The rhetoric is likely to ratchet up ahead of the elections next March. And violence from FARC dissidents plays into the hands of the uribista right. Yesterday (21 August) a car bomb at a military flight school in Cali killed six and injured more than sixty, while twelve police officers died in a separate drone attack on a helicopter in Antioquia.


Comments


  • 23 August 2025 at 1:43am
    Luke Finn says:
    There is a small neighbourhood in south Bogota named after the murdered Diana Turbay. It was a semi developed shanty town when I was there in 2013 - I havent been back sonce, but I remember it well because I was pulled off the street quite roughly by a police officer there. As someone who had written a couple of fairly unfriendly articles about Alvaro Uribe, and had received threats from the AGC for my efforts, I was quite shaken. My protests fell on deaf ears. The policeman had me by the shoulders, and pushed me into a small police bunker in the middle of Diana Turbay, slamming the door behind him. He walked me over to his desk, logged on to his desktop, and made me take a basic English exam for him as part of his application for promotion.

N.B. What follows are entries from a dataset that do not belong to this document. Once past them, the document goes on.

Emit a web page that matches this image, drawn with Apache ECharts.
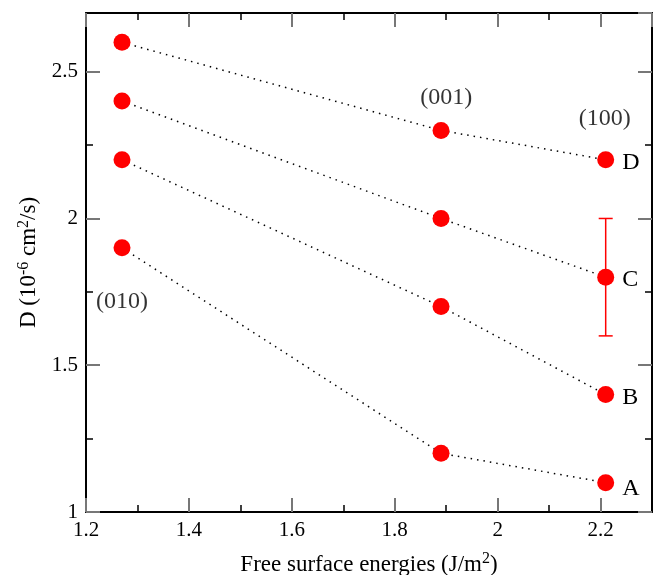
<!DOCTYPE html>
<html>
<head>
<meta charset="utf-8">
<script src="https://cdn.jsdelivr.net/npm/echarts@6/dist/echarts.min.js"></script>
<style>
  html, body { margin: 0; padding: 0; background: #fff; }
  #chart { width: 653px; height: 575px; }
</style>
</head>
<body>
<div id="chart"></div>
<script>
// Surface energies of the three facets (J/m^2)
const energies = [1.27, 1.89, 2.21];
// Diffusion coefficients (10^-6 cm^2/s) for each set
const seriesA = [1.9, 1.2, 1.1];
const seriesB = [2.2, 1.7, 1.4];
const seriesC = [2.4, 2.0, 1.8];
const seriesD = [2.6, 2.3, 2.2];
const seriesNames = ['A', 'B', 'C', 'D'];
// Error bar on set C at the (100) facet: [x, low, high]
const errorBars = [[2.21, 1.6, 2.0]];
// Facet annotations: [x, y, text]
const facetLabels = [
  [1.27, 1.715, '(010)'],
  [1.90, 2.41, '(001)'],
  [2.208, 2.34, '(100)']
];

const FONT = '"Liberation Serif", "Times New Roman", serif';
const X_MIN = 1.2, X_MAX = 2.3, Y_MIN = 1, Y_MAX = 2.7;

function majorAxis(pos, isX, withLabels) {
  const ax = {
    type: 'value',
    position: pos,
    min: isX ? X_MIN : Y_MIN,
    max: isX ? X_MAX : Y_MAX,
    interval: isX ? 0.2 : 0.5,
    splitLine: { show: false },
    axisLine: { show: true, onZero: false, lineStyle: { color: '#000', width: 2 } },
    axisTick: { show: true, inside: true, length: 14, lineStyle: { color: '#777', width: 2 } },
    axisLabel: { show: false },
    z: 3
  };
  if (withLabels) {
    ax.axisLabel = {
      show: true,
      fontFamily: FONT,
      fontSize: 21,
      color: '#000',
      margin: 8,
      showMaxLabel: false,
      formatter: function (v) {
        const step = isX ? 0.2 : 0.5;
        const base = isX ? X_MIN : Y_MIN;
        const k = (v - base) / step;
        if (Math.abs(k - Math.round(k)) > 1e-6) return '';
        return String(+v.toFixed(2));
      }
    };
  }
  return ax;
}
function minorAxis(pos, isX) {
  return {
    type: 'value',
    position: pos,
    min: isX ? X_MIN : Y_MIN,
    max: isX ? X_MAX : Y_MAX,
    interval: isX ? 0.1 : 0.25,
    splitLine: { show: false },
    axisLine: { show: false, onZero: false },
    axisTick: { show: true, inside: true, length: 7, lineStyle: { color: '#000', width: 1.5 } },
    axisLabel: { show: false },
    z: 2
  };
}

const titleRich = {
  n: { fontFamily: FONT, fontSize: 23, color: '#000' },
  s: { fontFamily: FONT, fontSize: 16, color: '#000', verticalAlign: 'top', padding: [0, 0, 12, 0] }
};

const xBottom = majorAxis('bottom', true, true);
xBottom.name = '{n|Free surface energies (J/m}{s|2}{n|)}';
xBottom.nameLocation = 'middle';
xBottom.nameGap = 39;
xBottom.nameTextStyle = { rich: titleRich };

const yLeft = majorAxis('left', false, true);
yLeft.name = '{n|D (10}{s|-6}{n| cm}{s|2}{n|/s)}';
yLeft.nameLocation = 'middle';
yLeft.nameGap = 39;
yLeft.nameRotate = 90;
yLeft.nameTextStyle = { rich: titleRich };

const lineSets = [seriesA, seriesB, seriesC, seriesD].map(function (vals, i) {
  return {
    type: 'line',
    name: seriesNames[i],
    xAxisIndex: 0,
    yAxisIndex: 0,
    data: vals.map(function (v, j) { return [energies[j], v]; }),
    symbol: 'circle',
    symbolSize: 17,
    itemStyle: { color: '#ff0000' },
    lineStyle: { color: '#000', width: 1.5, type: [1.5, 5] },
    z: 4,
    label: {
      show: true,
      position: 'right',
      distance: 8,
      fontFamily: FONT,
      fontSize: 24,
      color: '#000',
      offset: [0, i === 0 ? 6 : 3],
      formatter: function (p) {
        return p.dataIndex === energies.length - 1 ? seriesNames[i] : '';
      }
    },
    animation: false
  };
});

const option = {
  animation: false,
  grid: { left: 86, top: 13, right: 1, bottom: 63, containLabel: false, outerBoundsMode: 'none' },
  xAxis: [xBottom, minorAxis('bottom', true), majorAxis('top', true, false), minorAxis('top', true)],
  yAxis: [yLeft, minorAxis('left', false), majorAxis('right', false, false), minorAxis('right', false)],
  series: lineSets.concat([
    {
      type: 'custom',
      xAxisIndex: 0,
      yAxisIndex: 0,
      data: errorBars,
      z: 3,
      renderItem: function (params, api) {
        const x = api.value(0);
        const lo = api.coord([x, api.value(1)]);
        const hi = api.coord([x, api.value(2)]);
        const half = 7;
        const style = { stroke: '#ff0000', lineWidth: 1.5 };
        return {
          type: 'group',
          children: [
            { type: 'line', shape: { x1: lo[0], y1: lo[1], x2: hi[0], y2: hi[1] }, style: style },
            { type: 'line', shape: { x1: lo[0] - half, y1: lo[1], x2: lo[0] + half, y2: lo[1] }, style: style },
            { type: 'line', shape: { x1: hi[0] - half, y1: hi[1], x2: hi[0] + half, y2: hi[1] }, style: style }
          ]
        };
      }
    },
    {
      type: 'scatter',
      xAxisIndex: 0,
      yAxisIndex: 0,
      data: facetLabels.map(function (d) { return [d[0], d[1], d[2]]; }),
      symbolSize: 0,
      silent: true,
      label: {
        show: true,
        position: 'inside',
        fontFamily: FONT,
        fontSize: 24,
        color: '#000',
        formatter: function (p) { return p.value[2]; }
      }
    }
  ])
};

const chart = echarts.init(document.getElementById('chart'), null, { renderer: 'canvas' });
chart.setOption(option);
</script>
</body>
</html>
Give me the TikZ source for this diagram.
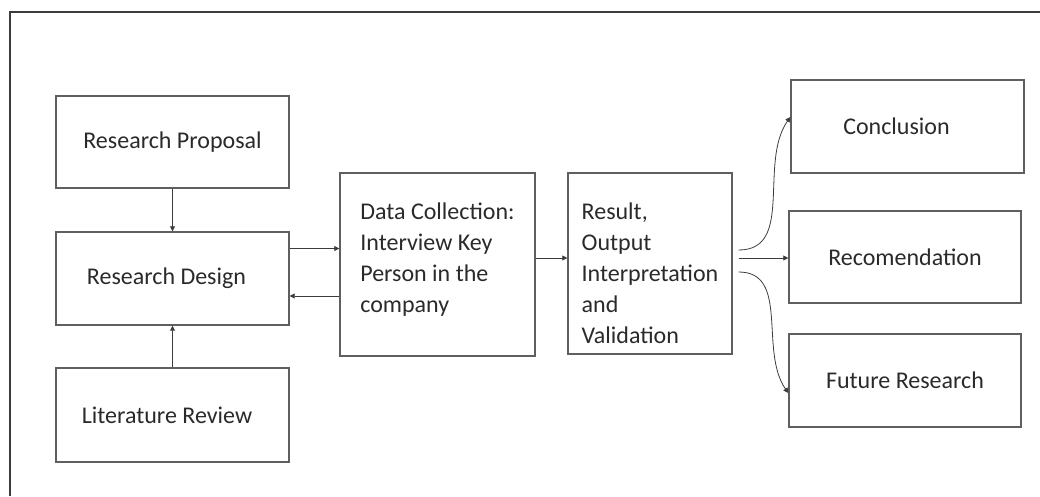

Then he led me out of the station, giving me directions to where I was trying to go in the first place.

    Worth mentioning, given the reference to Cepeda's dad, that Alvaro Uribe's father was also murdered, in the 80s, by the 5th Frente of the FARC. Given Escobar's inclusion in the piece as the author of the murder of Diana Turbay, may also be worth mentioning here the various times Alvaro Uribe and Escobar seem to have crossed paths when Uribe was mayor of Medellin. And those lands in Antioquia and Cordoba - didn't Salvatore Mancuso have a finca next door? Uribe should have been banged up long ago.